** BEGIN Source material **

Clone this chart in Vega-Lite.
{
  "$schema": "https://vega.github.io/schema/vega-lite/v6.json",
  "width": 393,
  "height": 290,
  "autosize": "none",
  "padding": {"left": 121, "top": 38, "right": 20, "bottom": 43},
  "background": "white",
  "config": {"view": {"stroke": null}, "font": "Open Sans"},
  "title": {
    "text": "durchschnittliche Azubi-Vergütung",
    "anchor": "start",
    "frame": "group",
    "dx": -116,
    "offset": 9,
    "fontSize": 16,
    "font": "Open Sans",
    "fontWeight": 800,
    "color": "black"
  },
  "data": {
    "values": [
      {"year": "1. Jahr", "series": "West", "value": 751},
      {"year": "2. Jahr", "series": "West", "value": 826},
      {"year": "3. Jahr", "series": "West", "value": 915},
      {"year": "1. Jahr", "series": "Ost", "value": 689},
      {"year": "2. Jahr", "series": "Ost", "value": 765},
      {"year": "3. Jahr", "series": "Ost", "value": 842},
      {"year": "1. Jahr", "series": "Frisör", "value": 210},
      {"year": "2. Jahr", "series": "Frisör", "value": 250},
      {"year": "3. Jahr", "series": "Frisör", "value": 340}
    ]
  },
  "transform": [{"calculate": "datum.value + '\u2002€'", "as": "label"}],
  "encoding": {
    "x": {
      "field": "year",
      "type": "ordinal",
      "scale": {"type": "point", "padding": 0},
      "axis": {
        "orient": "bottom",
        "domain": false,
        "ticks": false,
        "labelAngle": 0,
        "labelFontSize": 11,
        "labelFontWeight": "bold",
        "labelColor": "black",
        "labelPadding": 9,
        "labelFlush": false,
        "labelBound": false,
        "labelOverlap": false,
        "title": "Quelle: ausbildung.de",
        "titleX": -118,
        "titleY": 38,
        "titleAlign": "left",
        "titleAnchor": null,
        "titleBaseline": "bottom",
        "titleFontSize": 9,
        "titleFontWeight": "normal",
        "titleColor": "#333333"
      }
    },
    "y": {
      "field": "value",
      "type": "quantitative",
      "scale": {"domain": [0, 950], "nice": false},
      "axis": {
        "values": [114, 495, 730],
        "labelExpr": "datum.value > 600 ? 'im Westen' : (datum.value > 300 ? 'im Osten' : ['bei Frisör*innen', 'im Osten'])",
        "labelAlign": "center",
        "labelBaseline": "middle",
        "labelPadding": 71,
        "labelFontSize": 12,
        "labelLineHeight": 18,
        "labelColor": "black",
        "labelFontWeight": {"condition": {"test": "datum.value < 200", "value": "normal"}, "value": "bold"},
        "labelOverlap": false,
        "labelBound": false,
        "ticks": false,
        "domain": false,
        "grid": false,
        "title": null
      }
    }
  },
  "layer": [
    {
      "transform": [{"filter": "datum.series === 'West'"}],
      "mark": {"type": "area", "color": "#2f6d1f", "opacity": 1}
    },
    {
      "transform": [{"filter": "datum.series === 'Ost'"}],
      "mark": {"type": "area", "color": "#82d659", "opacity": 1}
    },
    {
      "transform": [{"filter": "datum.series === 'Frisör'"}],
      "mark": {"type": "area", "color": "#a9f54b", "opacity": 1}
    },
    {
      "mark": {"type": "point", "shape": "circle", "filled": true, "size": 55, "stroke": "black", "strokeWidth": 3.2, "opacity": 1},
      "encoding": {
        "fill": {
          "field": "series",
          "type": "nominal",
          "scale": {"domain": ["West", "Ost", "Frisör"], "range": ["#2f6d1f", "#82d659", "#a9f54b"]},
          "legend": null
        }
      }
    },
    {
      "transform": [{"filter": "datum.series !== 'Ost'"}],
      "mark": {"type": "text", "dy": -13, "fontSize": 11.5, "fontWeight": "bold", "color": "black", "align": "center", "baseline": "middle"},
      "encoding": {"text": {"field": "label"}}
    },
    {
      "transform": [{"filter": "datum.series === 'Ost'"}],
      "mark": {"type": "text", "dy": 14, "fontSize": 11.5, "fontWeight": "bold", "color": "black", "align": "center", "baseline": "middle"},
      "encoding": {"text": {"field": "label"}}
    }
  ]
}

** END Source material **

What you need to do »
Quote the material exactly, leaving nothing out.

Task response »
Clone this chart in Vega-Lite.
{
  "$schema": "https://vega.github.io/schema/vega-lite/v6.json",
  "width": 393,
  "height": 290,
  "autosize": "none",
  "padding": {"left": 121, "top": 38, "right": 20, "bottom": 43},
  "background": "white",
  "config": {"view": {"stroke": null}, "font": "Open Sans"},
  "title": {
    "text": "durchschnittliche Azubi-Vergütung",
    "anchor": "start",
    "frame": "group",
    "dx": -116,
    "offset": 9,
    "fontSize": 16,
    "font": "Open Sans",
    "fontWeight": 800,
    "color": "black"
  },
  "data": {
    "values": [
      {"year": "1. Jahr", "series": "West", "value": 751},
      {"year": "2. Jahr", "series": "West", "value": 826},
      {"year": "3. Jahr", "series": "West", "value": 915},
      {"year": "1. Jahr", "series": "Ost", "value": 689},
      {"year": "2. Jahr", "series": "Ost", "value": 765},
      {"year": "3. Jahr", "series": "Ost", "value": 842},
      {"year": "1. Jahr", "series": "Frisör", "value": 210},
      {"year": "2. Jahr", "series": "Frisör", "value": 250},
      {"year": "3. Jahr", "series": "Frisör", "value": 340}
    ]
  },
  "transform": [{"calculate": "datum.value + '\u2002€'", "as": "label"}],
  "encoding": {
    "x": {
      "field": "year",
      "type": "ordinal",
      "scale": {"type": "point", "padding": 0},
      "axis": {
        "orient": "bottom",
        "domain": false,
        "ticks": false,
        "labelAngle": 0,
        "labelFontSize": 11,
        "labelFontWeight": "bold",
        "labelColor": "black",
        "labelPadding": 9,
        "labelFlush": false,
        "labelBound": false,
        "labelOverlap": false,
        "title": "Quelle: ausbildung.de",
        "titleX": -118,
        "titleY": 38,
        "titleAlign": "left",
        "titleAnchor": null,
        "titleBaseline": "bottom",
        "titleFontSize": 9,
        "titleFontWeight": "normal",
        "titleColor": "#333333"
      }
    },
    "y": {
      "field": "value",
      "type": "quantitative",
      "scale": {"domain": [0, 950], "nice": false},
      "axis": {
        "values": [114, 495, 730],
        "labelExpr": "datum.value > 600 ? 'im Westen' : (datum.value > 300 ? 'im Osten' : ['bei Frisör*innen', 'im Osten'])",
        "labelAlign": "center",
        "labelBaseline": "middle",
        "labelPadding": 71,
        "labelFontSize": 12,
        "labelLineHeight": 18,
        "labelColor": "black",
        "labelFontWeight": {"condition": {"test": "datum.value < 200", "value": "normal"}, "value": "bold"},
        "labelOverlap": false,
        "labelBound": false,
        "ticks": false,
        "domain": false,
        "grid": false,
        "title": null
      }
    }
  },
  "layer": [
    {
      "transform": [{"filter": "datum.series === 'West'"}],
      "mark": {"type": "area", "color": "#2f6d1f", "opacity": 1}
    },
    {
      "transform": [{"filter": "datum.series === 'Ost'"}],
      "mark": {"type": "area", "color": "#82d659", "opacity": 1}
    },
    {
      "transform": [{"filter": "datum.series === 'Frisör'"}],
      "mark": {"type": "area", "color": "#a9f54b", "opacity": 1}
    },
    {
      "mark": {"type": "point", "shape": "circle", "filled": true, "size": 55, "stroke": "black", "strokeWidth": 3.2, "opacity": 1},
      "encoding": {
        "fill": {
          "field": "series",
          "type": "nominal",
          "scale": {"domain": ["West", "Ost", "Frisör"], "range": ["#2f6d1f", "#82d659", "#a9f54b"]},
          "legend": null
        }
      }
    },
    {
      "transform": [{"filter": "datum.series !== 'Ost'"}],
      "mark": {"type": "text", "dy": -13, "fontSize": 11.5, "fontWeight": "bold", "color": "black", "align": "center", "baseline": "middle"},
      "encoding": {"text": {"field": "label"}}
    },
    {
      "transform": [{"filter": "datum.series === 'Ost'"}],
      "mark": {"type": "text", "dy": 14, "fontSize": 11.5, "fontWeight": "bold", "color": "black", "align": "center", "baseline": "middle"},
      "encoding": {"text": {"field": "label"}}
    }
  ]
}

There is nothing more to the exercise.